Information provided:
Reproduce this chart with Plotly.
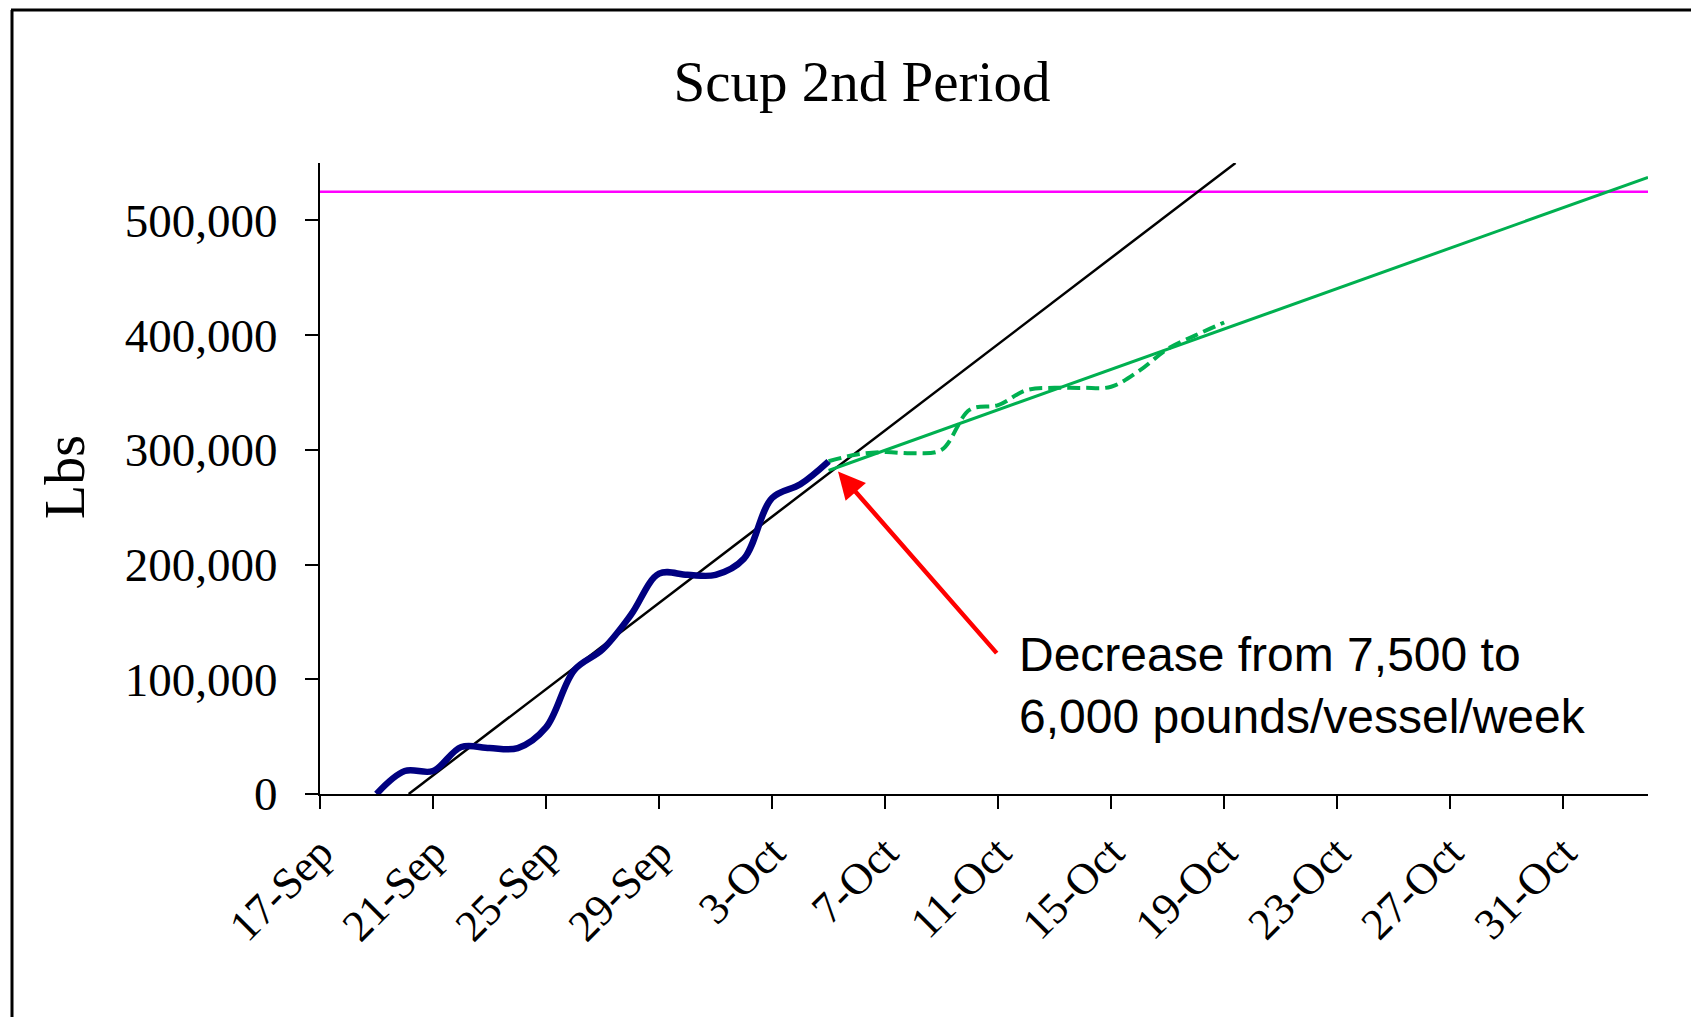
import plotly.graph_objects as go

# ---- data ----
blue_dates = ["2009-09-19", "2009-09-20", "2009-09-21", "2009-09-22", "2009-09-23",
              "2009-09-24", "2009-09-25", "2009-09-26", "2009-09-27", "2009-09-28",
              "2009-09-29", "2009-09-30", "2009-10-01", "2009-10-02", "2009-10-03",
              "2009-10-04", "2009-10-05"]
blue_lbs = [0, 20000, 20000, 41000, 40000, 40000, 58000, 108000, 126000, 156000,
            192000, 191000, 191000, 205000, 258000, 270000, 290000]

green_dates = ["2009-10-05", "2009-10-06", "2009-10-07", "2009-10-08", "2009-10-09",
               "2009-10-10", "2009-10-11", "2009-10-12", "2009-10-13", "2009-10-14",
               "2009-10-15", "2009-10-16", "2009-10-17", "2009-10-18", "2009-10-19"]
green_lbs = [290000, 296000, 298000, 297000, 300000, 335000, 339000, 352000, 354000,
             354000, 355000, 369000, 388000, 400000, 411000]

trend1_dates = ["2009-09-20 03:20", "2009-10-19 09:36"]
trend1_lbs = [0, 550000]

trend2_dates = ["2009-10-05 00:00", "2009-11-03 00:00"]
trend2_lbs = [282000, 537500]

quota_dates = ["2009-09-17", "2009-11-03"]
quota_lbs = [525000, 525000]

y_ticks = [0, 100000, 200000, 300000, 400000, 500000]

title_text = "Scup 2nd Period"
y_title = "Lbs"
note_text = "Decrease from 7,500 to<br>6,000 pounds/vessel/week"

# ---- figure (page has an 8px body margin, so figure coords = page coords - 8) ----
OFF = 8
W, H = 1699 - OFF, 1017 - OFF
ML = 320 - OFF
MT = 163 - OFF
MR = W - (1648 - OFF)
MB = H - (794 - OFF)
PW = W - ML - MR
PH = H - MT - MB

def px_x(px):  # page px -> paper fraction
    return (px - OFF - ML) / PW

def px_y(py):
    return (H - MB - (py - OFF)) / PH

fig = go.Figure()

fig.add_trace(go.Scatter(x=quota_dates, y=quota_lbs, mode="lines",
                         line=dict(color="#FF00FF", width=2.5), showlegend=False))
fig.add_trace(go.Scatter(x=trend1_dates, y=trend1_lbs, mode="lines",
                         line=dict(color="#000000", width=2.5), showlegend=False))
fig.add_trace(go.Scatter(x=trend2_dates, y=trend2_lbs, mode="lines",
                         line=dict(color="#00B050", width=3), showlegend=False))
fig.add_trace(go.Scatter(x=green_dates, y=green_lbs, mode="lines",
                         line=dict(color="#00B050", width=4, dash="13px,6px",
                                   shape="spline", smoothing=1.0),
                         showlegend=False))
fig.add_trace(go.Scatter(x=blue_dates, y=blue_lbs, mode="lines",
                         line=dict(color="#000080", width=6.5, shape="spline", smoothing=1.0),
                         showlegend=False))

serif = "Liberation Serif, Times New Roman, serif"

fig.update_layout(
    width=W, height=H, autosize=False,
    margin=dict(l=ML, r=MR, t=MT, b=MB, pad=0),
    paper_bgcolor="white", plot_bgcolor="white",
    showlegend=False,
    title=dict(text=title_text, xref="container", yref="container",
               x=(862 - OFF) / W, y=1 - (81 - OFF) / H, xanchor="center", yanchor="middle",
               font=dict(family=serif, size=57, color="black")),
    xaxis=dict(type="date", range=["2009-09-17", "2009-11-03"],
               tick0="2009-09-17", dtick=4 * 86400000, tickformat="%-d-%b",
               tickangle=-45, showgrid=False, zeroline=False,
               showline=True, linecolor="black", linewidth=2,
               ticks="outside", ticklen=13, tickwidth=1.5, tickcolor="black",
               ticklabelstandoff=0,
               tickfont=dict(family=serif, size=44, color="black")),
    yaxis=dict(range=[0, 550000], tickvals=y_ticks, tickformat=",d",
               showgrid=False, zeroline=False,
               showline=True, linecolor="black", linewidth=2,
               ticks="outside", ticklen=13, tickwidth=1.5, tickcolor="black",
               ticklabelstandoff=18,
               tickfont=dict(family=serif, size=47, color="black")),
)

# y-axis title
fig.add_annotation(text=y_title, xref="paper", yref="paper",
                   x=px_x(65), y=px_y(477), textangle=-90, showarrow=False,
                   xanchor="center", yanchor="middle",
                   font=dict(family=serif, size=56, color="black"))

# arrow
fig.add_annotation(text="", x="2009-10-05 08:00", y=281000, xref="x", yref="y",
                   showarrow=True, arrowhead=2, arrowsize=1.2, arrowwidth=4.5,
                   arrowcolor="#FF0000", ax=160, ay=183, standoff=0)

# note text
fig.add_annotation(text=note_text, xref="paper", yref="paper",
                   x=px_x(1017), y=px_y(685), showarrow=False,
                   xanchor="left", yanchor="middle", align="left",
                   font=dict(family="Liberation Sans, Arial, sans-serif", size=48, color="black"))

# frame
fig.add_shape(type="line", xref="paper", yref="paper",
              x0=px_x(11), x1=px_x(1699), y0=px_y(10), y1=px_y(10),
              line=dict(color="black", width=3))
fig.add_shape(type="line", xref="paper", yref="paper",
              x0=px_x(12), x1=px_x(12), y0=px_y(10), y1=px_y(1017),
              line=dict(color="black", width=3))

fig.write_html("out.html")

The problem:
Repeat only the lines between the start of the data and the line with "import plotly.graph_objects as go", including those two lines, and skip the pictures.

The reply:
Reproduce this chart with Plotly.
import plotly.graph_objects as go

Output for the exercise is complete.